__Task details__. Check every line below for the word "matplotlib" and copy the ones that have it.

__Input for this task__.
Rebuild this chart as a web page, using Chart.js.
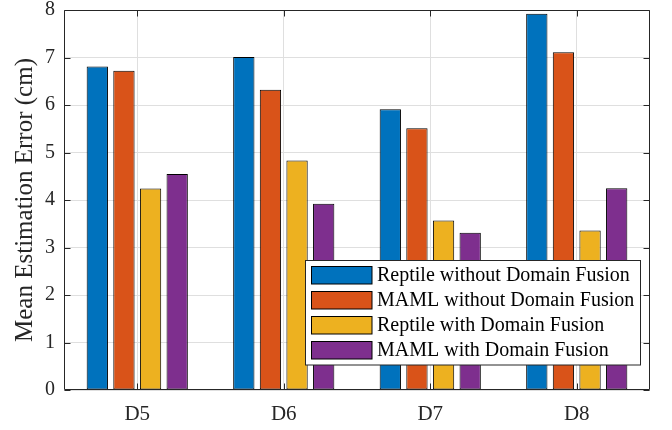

--

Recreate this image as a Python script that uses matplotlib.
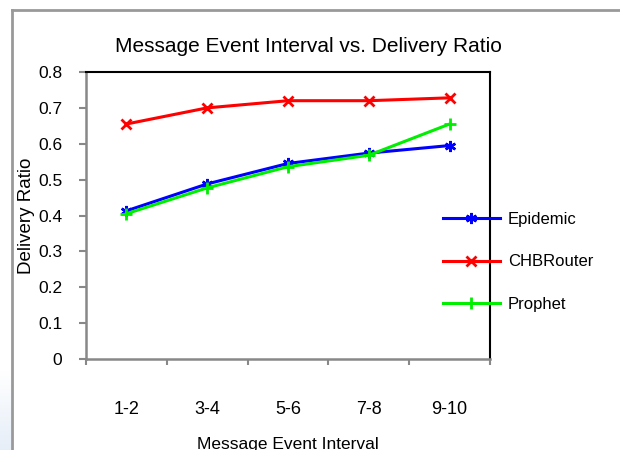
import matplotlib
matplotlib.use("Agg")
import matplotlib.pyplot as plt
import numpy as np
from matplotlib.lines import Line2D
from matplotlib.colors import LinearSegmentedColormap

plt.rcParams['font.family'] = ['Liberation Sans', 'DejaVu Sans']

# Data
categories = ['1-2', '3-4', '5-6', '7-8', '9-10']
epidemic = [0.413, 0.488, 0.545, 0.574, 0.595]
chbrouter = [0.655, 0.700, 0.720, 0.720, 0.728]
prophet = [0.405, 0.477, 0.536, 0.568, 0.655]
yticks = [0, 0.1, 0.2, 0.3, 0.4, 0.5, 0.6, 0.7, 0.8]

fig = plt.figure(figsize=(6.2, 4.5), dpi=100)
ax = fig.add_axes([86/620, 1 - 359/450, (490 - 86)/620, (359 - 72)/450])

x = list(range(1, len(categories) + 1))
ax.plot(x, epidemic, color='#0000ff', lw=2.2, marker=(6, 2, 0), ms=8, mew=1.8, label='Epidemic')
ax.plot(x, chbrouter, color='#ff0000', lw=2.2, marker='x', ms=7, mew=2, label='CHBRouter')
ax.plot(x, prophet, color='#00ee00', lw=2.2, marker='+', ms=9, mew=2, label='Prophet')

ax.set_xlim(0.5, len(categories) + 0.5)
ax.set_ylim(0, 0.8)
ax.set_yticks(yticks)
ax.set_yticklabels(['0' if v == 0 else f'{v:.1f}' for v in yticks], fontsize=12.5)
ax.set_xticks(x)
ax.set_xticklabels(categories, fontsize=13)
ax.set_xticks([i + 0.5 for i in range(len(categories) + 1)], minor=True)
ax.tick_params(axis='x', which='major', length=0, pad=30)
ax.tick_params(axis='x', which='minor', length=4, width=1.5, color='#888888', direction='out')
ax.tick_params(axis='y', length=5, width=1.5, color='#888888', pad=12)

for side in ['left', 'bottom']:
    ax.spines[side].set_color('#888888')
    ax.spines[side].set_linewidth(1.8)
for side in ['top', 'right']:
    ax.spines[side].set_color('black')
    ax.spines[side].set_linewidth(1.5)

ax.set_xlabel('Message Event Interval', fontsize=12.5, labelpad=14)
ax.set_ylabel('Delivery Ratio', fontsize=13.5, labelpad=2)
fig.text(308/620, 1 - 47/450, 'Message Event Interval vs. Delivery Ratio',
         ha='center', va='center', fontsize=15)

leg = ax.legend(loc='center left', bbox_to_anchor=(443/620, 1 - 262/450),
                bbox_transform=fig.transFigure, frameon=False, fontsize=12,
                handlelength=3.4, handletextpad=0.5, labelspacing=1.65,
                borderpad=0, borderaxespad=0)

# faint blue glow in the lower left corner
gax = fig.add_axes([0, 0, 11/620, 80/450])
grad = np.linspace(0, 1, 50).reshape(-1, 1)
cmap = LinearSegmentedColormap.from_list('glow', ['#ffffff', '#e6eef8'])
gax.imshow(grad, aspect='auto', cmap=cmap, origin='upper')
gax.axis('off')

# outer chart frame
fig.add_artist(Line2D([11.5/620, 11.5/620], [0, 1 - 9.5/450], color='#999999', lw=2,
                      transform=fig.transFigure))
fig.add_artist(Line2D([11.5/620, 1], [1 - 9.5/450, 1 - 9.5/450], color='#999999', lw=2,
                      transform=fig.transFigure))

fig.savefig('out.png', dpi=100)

__Correct output__.
Recreate this image as a Python script that uses matplotlib.
import matplotlib
matplotlib.use("Agg")
import matplotlib.pyplot as plt
from matplotlib.lines import Line2D
from matplotlib.colors import LinearSegmentedColormap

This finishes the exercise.